Re: Processor P-states and power management

Posted: Fri Jan 06, 2012 5:19 am
by rdos
Well, the p-state itself only decreases performance from a state that should be sustainable, so I don't think p-state changes are prone to oscillations. I think you might mean boosting (throttling) states, which are separate from p-states. When throttling is used, it is not sustainable, and so needs to be done more smart. For the moment, I'm not going to implement throttling, only p-states.

The primary problem with p-state changes is that they are relatively slow. It is quite likely not possible to do this in the scheduler, as it can potentially change this much too fast. OTOH, you would not want to use seconds between adjustments either, because that leads to users perceiving the system as slow. You don't want to have a situation where the user starts some heavy application, and it is run at perhaps 10% of the normal speed for several seconds. In order for users to perceive the system as responsive, p-state changes to lower states (higher performance) must be done perhaps with a few 100ms, not within seconds. The other way is less problematic.

I think I will use a fuzzy regulator for this.

Re: Processor P-states and power management

Posted: Fri Jan 06, 2012 6:11 am
by Brendan
Hi,
rdos wrote:Well, the p-state itself only decreases performance from a state that should be sustainable, so I don't think p-state changes are prone to oscillations. I think you might mean boosting (throttling) states, which are separate from p-states. When throttling is used, it is not sustainable, and so needs to be done more smart. For the moment, I'm not going to implement throttling, only p-states.
You mean that you aren't going to think about using P-states to control CPU temperature at the moment, and you're going to implement something that breaks as soon as you do implement CPU temperature management properly?
rdos wrote:The primary problem with p-state changes is that they are relatively slow. It is quite likely not possible to do this in the scheduler, as it can potentially change this much too fast. OTOH, you would not want to use seconds between adjustments either, because that leads to users perceiving the system as slow.

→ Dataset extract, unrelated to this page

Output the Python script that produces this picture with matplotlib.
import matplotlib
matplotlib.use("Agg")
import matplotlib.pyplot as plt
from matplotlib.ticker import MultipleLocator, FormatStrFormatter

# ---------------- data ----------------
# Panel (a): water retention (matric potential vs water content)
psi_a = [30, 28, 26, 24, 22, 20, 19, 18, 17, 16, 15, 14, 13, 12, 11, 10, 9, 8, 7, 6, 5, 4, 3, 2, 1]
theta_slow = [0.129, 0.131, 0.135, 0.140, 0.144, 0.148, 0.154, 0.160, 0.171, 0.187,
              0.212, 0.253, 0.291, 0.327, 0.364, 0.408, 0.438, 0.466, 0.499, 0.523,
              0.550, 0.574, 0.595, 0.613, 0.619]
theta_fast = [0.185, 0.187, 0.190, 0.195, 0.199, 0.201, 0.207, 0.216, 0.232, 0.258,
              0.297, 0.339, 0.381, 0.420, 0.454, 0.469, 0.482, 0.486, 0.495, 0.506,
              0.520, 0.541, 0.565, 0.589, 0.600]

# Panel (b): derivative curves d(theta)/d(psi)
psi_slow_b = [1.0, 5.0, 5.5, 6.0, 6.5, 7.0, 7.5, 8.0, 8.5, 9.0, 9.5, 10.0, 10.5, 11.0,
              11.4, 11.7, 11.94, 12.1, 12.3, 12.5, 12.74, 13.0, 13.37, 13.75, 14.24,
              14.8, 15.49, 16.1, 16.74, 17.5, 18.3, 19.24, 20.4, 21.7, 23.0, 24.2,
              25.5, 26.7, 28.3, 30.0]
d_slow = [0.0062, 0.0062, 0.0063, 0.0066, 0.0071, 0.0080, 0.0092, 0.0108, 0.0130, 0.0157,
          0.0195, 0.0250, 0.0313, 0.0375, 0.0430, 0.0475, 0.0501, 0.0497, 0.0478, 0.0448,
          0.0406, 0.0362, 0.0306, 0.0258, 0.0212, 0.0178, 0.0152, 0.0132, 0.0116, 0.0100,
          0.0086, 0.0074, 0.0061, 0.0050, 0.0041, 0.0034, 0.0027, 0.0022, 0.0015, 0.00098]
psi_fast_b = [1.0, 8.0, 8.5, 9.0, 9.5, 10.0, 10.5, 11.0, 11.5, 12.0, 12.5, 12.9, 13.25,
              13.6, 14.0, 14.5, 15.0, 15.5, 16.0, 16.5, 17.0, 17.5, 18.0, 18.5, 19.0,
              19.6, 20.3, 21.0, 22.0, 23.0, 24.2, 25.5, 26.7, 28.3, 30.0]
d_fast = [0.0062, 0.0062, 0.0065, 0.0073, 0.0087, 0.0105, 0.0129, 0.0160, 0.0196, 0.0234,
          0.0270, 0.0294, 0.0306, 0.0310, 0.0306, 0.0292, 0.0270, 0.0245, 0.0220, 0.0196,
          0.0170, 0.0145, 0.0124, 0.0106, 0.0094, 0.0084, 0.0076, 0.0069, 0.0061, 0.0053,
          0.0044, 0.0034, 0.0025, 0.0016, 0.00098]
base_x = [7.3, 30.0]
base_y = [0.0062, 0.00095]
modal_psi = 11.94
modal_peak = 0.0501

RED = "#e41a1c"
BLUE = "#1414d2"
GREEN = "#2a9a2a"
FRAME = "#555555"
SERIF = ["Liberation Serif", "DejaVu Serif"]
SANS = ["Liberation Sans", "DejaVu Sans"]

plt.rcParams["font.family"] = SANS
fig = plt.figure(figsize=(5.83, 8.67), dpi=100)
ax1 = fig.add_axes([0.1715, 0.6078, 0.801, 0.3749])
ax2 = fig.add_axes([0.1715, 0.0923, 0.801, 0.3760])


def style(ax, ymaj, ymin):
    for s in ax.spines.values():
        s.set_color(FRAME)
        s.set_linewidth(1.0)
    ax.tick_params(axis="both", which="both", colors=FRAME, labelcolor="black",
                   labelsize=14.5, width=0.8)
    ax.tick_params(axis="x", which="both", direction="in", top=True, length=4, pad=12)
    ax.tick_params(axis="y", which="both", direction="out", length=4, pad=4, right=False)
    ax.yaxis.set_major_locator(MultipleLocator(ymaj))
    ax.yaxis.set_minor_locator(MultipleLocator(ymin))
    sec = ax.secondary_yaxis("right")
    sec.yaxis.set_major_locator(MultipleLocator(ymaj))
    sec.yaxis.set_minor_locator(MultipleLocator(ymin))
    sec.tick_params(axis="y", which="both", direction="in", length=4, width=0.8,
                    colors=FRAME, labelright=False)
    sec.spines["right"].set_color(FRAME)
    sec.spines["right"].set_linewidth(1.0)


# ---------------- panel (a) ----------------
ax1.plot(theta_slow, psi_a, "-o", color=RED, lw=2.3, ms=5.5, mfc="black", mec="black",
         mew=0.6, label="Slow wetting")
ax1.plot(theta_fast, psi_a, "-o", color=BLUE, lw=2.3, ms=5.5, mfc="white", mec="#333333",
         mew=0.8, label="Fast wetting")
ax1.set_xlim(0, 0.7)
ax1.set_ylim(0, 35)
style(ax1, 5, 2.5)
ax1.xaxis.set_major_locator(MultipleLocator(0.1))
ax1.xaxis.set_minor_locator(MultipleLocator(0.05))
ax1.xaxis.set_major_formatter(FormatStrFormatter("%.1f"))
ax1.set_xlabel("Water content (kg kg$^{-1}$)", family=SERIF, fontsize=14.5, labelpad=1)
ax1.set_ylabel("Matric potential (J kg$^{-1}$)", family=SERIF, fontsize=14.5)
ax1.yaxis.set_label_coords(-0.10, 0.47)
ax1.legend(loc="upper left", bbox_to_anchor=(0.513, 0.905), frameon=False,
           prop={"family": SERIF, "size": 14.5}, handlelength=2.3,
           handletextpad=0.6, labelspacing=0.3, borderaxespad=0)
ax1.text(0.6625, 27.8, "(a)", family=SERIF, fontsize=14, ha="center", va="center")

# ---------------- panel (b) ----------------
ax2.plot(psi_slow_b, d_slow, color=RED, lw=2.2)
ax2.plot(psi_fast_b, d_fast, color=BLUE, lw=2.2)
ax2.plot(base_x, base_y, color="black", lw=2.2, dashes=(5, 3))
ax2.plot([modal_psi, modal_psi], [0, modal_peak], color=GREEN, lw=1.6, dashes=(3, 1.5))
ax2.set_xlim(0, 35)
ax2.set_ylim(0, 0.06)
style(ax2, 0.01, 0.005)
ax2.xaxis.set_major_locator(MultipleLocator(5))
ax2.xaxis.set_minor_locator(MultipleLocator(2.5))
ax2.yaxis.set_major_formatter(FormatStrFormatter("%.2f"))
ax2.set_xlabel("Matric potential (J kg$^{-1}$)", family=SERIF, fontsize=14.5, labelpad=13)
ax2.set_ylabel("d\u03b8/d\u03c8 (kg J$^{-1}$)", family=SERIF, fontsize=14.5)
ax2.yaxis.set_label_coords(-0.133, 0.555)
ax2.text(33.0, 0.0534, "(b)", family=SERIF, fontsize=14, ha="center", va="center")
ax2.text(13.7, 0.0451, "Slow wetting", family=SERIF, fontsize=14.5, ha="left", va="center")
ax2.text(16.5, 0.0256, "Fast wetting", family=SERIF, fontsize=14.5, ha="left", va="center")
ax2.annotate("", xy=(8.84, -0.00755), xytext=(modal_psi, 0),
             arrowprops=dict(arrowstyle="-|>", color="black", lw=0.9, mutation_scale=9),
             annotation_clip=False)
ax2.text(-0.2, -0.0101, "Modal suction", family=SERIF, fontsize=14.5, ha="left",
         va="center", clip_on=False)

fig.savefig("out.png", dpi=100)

You don't want to have a situation where the user starts some heavy application, and it is run at perhaps 10% of the normal speed for several seconds. In order for users to perceive the system as responsive, p-state changes to lower states (higher performance) must be done perhaps with a few 100ms, not within seconds. The other way is less problematic.
The time that P-state changes take depends on which CPU. For the rough formula I used as an example in my last post, you'd be running at 50% within 1 second, at 75% within 2 seconds and at 87.5% within 3 seconds. The main flaw in my example is that you'd never actually reach 100% (but you'd round to the nearest supported P-state, so that doesn't matter much).
rdos wrote:I think I will use a fuzzy regulator for this.
Of course - nobody would be silly enough to use boring old algebra with variables that range from 0 to 1 when there's a way to ignore most of the common operators and use the power of hype instead.... :roll:


Cheers,

Brendan

Re: Processor P-states and power management

Posted: Fri Jan 06, 2012 9:38 am
by rdos
Brendan wrote:You mean that you aren't going to think about using P-states to control CPU temperature at the moment, and you're going to implement something that breaks as soon as you do implement CPU temperature management properly?
That's correct. I'm not going to implement temperature control right now, and especially not with p-states. The BIOS already sets up the cores in P0, and SMM handles catastrophic overtemperatures (along with some processors as well), so what I want to do is to put cores at suitable power-consumption states that are lower power than P0. Additionally, I'll implement the functions to start/stop cores depending on load. I don't think I will bother with throttling at all, as this is typically most useful for games on desktop computers, and that is not my "thing".

So if I decide to change my mind, and build-in throttling and temperature management, that is perfectly possible to do on top of the p-state interface. That is basically only a sub-mode of P0 state.
Brendan wrote:The time that P-state changes take depends on which CPU. For the rough formula I used as an example in my last post, you'd be running at 50% within 1 second, at 75% within 2 seconds and at 87.5% within 3 seconds. The main flaw in my example is that you'd never actually reach 100% (but you'd round to the nearest supported P-state, so that doesn't matter much).
I don't find that satisfactory. You should be able to get from 10% to 100% in 100ms, worse case 250ms, otherwise it is too slow. The other direction could take seconds, that's no problem, but decreasing p-state should be fast.
Brendan wrote:Of course - nobody would be silly enough to use boring old algebra with variables that range from 0 to 1 when there's a way to ignore most of the common operators and use the power of hype instead.... :roll:
I've used fuzzy logic before, and it is efficient for certain types of problems that are hard to describe with determinstic rules. In this case, you want sudden increases in load to affect p-states fast, while also keeping the system at optimal load (around 50%). That is a problem that isn't easy to formulate with algebra.

Example of rules:

1. If load is very high, quickly go to P0
2. If load is high, decrease p-state one mark
3. If load is intermediate, your system is fine, and you do nothing
4. If load is low, increase p-state one mark

Conditions: (just a preliminary example)

A. Very high is a slope from 75% to 90%, and then 1.0
B. High has a slope from 50% to 65%, is 1.0 from 65% to 80% and then has a slope to 90% where it is 0.0
C. Intermediate has a slope from 25% to 40%, is 1.0 from 40% to 60%, and then has a slope to 75% where it is 0.0
D. Low is 1.0 up to 25%, then has a slope to 40% where it is 0.0

How would you formulate this with algerbra?